■ **WRITTEN REQUEST**
Compile every line that includes the word "this".

————

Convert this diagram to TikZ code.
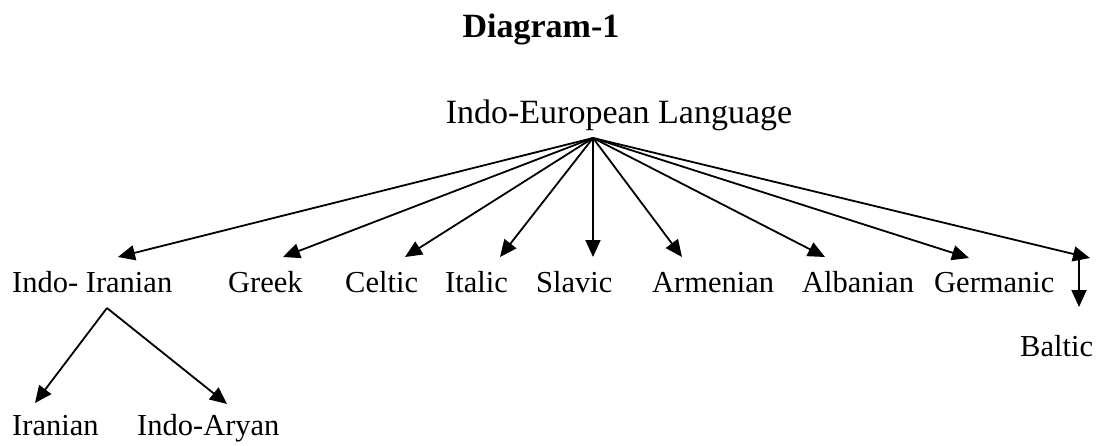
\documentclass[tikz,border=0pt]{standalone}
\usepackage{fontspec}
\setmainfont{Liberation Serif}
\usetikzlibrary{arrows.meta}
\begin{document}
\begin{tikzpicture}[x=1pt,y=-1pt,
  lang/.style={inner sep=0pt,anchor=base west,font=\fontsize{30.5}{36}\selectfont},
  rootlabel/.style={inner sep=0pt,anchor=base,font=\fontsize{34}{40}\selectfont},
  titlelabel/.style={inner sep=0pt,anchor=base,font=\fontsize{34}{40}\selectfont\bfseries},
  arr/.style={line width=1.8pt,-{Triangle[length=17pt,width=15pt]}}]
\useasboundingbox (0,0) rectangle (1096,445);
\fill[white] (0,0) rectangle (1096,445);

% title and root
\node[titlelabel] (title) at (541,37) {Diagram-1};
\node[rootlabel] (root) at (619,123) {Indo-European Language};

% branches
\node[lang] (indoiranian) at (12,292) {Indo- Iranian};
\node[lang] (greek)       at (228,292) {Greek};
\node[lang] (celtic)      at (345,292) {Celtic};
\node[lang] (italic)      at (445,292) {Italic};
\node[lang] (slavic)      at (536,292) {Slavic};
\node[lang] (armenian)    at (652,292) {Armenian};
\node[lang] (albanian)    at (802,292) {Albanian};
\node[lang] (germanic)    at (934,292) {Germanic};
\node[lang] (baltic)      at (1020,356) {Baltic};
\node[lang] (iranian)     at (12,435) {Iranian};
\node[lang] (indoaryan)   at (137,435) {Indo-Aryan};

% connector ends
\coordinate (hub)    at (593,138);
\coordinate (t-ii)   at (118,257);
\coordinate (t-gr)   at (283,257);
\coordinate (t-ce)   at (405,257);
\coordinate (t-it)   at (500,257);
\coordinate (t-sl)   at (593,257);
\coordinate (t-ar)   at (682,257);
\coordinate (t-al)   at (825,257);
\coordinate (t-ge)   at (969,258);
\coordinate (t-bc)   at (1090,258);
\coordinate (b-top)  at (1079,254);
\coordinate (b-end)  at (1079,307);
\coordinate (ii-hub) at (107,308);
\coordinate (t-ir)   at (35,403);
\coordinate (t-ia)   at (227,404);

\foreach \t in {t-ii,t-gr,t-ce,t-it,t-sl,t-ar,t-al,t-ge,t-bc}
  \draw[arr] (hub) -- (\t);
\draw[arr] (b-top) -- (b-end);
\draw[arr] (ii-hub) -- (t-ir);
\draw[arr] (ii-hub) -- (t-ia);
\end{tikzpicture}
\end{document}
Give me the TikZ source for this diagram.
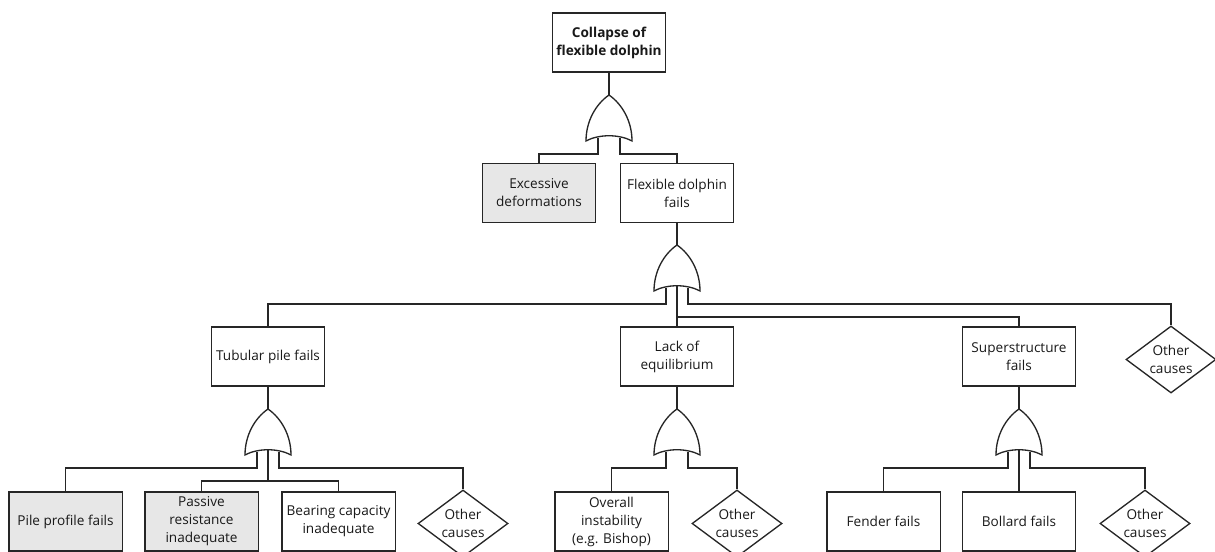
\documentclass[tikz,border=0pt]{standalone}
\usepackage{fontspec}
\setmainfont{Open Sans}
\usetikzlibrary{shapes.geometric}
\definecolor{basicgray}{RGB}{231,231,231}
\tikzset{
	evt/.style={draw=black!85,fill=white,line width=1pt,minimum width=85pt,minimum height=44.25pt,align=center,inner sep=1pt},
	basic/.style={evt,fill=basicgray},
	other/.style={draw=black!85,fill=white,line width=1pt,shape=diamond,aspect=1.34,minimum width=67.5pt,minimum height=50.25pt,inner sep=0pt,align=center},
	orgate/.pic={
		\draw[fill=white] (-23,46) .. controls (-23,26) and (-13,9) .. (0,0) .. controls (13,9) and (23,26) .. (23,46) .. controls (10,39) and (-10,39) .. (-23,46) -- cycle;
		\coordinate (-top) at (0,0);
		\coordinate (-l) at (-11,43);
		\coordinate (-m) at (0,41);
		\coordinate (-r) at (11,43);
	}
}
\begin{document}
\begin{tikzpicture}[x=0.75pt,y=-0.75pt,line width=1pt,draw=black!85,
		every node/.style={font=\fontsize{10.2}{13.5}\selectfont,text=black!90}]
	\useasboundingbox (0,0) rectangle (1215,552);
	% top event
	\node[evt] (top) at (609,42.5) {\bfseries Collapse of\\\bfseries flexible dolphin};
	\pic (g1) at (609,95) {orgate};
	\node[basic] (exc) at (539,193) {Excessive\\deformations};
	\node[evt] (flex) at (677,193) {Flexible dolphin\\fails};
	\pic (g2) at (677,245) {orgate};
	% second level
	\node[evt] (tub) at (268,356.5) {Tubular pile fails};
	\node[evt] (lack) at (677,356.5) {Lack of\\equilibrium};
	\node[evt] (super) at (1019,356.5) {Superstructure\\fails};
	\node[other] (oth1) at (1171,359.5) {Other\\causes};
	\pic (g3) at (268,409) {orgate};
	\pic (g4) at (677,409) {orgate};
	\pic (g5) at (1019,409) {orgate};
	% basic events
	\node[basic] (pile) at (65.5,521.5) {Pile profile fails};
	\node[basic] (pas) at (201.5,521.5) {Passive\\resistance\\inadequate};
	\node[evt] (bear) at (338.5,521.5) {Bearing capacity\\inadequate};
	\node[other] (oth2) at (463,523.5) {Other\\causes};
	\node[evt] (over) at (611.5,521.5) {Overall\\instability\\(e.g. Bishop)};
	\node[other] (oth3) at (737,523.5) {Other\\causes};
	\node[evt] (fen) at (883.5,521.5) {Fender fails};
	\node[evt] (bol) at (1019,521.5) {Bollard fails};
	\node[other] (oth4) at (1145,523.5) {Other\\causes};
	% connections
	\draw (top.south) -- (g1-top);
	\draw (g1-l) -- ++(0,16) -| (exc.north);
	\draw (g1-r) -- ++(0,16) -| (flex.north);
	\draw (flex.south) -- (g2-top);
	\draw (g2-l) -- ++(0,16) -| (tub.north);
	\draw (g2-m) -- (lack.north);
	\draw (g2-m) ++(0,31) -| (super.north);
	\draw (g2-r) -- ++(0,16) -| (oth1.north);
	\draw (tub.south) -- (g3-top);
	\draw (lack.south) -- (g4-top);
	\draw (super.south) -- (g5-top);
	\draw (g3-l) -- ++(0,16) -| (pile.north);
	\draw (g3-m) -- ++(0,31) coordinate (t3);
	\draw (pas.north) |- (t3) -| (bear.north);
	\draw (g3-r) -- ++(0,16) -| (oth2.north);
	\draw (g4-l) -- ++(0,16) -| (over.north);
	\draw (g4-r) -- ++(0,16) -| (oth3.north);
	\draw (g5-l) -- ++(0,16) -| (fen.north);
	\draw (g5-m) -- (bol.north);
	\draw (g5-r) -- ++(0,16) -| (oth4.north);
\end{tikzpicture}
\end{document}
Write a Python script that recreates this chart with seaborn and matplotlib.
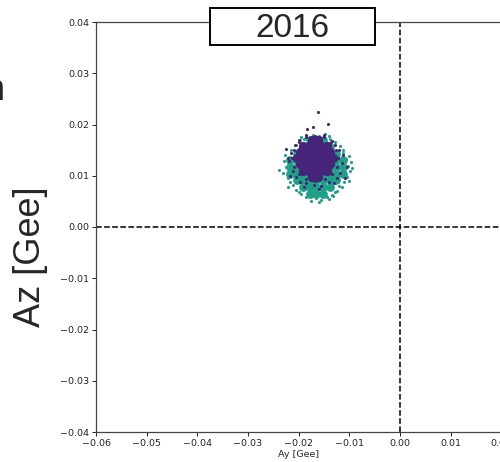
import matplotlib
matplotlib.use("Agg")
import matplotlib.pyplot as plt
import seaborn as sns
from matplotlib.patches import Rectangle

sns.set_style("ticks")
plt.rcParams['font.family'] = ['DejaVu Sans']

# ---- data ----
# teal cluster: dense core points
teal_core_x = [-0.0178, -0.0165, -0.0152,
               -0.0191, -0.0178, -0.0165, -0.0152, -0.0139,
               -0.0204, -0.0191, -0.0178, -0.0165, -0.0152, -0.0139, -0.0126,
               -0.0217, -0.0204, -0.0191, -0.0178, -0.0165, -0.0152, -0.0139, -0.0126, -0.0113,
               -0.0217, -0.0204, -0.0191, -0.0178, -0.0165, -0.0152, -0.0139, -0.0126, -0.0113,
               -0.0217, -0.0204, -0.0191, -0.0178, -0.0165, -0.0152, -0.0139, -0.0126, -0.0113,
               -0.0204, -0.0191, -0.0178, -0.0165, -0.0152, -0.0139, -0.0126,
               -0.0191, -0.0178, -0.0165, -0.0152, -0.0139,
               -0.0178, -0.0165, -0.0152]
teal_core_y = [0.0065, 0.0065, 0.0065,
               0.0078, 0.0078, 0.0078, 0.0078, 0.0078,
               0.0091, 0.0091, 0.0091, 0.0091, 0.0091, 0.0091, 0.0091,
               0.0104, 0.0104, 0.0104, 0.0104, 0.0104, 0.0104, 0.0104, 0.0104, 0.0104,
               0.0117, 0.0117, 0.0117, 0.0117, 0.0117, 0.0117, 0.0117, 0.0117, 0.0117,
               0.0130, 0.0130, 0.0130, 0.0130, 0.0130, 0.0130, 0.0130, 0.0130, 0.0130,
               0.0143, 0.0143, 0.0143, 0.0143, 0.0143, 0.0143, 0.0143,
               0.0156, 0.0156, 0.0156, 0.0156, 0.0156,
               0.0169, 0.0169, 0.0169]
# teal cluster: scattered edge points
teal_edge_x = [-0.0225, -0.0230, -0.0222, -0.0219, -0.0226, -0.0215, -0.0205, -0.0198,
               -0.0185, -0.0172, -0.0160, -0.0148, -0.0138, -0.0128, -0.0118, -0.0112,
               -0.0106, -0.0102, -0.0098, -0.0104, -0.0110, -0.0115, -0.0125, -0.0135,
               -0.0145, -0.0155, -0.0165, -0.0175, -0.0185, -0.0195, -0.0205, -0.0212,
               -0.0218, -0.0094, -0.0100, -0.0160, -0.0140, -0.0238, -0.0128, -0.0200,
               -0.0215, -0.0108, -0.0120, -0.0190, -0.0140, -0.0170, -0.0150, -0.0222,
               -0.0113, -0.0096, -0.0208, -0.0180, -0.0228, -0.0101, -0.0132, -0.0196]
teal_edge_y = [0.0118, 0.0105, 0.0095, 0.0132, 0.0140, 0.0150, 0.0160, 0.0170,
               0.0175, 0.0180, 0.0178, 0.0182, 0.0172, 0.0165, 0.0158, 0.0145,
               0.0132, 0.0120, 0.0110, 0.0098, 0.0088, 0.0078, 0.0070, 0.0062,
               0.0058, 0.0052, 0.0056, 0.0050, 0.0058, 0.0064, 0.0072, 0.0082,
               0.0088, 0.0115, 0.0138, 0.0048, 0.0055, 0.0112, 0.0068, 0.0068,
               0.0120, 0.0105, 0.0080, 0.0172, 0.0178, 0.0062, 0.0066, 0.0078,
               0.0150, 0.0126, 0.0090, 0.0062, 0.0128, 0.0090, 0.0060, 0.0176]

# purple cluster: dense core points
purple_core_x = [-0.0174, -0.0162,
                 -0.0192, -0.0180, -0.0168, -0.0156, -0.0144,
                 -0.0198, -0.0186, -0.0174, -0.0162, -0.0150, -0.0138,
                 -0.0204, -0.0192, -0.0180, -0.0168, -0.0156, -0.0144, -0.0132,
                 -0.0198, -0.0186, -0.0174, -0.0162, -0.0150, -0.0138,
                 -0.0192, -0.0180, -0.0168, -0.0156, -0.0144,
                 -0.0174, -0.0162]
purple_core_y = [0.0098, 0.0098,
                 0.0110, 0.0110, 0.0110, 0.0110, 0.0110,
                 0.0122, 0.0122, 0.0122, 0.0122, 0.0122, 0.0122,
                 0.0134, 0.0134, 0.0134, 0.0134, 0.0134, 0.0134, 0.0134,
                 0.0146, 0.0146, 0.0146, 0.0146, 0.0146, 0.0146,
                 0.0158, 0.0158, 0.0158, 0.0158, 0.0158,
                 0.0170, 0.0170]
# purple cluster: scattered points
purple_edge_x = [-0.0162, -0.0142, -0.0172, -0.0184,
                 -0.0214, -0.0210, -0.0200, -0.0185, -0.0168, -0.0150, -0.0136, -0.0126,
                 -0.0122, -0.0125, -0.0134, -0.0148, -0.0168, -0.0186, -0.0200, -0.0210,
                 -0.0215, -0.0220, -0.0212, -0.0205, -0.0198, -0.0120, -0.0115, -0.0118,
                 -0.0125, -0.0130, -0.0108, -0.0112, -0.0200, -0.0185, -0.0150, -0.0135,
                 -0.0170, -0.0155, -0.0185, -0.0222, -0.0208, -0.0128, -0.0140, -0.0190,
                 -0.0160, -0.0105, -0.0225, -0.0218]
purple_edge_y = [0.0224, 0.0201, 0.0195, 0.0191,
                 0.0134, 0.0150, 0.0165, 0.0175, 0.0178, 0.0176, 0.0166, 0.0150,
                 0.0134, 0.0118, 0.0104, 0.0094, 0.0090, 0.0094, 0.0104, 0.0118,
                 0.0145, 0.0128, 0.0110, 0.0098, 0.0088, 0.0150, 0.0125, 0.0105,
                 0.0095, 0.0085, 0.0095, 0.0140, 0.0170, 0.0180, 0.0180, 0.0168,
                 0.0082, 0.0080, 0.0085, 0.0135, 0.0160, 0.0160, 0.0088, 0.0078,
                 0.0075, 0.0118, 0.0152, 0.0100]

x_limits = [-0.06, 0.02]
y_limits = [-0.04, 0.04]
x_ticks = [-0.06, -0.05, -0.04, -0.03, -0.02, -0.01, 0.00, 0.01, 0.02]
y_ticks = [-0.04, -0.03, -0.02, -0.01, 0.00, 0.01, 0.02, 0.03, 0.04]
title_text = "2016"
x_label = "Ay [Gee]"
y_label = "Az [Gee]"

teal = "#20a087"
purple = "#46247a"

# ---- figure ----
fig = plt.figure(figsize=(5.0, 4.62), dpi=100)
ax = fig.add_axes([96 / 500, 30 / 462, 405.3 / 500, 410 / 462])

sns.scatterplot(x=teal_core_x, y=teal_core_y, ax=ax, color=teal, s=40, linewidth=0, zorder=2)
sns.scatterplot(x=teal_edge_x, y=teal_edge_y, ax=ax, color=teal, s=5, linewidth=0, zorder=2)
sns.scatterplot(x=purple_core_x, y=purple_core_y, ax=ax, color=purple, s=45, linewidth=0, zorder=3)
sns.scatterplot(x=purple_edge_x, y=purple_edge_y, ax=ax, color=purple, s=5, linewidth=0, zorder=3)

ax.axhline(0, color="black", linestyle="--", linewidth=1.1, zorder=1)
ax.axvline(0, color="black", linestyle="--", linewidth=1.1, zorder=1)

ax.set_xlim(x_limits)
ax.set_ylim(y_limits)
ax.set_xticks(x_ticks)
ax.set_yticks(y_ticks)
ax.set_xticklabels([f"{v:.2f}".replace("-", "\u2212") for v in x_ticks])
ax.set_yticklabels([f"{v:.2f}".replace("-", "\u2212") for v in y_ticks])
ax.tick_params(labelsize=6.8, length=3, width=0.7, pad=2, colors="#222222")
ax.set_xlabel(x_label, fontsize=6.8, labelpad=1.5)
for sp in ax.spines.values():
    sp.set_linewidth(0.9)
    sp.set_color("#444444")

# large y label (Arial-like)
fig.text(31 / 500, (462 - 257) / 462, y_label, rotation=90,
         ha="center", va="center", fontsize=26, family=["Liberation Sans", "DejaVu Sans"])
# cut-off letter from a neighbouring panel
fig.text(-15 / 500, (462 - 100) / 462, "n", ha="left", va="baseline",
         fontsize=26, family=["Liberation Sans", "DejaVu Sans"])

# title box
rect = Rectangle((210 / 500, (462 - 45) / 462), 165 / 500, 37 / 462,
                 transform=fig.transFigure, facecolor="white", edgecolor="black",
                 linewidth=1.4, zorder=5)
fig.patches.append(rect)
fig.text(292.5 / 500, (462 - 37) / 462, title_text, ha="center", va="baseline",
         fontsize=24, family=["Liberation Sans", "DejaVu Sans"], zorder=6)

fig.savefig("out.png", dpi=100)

————

■ **RESULT OF THE TASK**
Convert this diagram to TikZ code.
Give me the TikZ source for this diagram.
Write a Python script that recreates this chart with seaborn and matplotlib.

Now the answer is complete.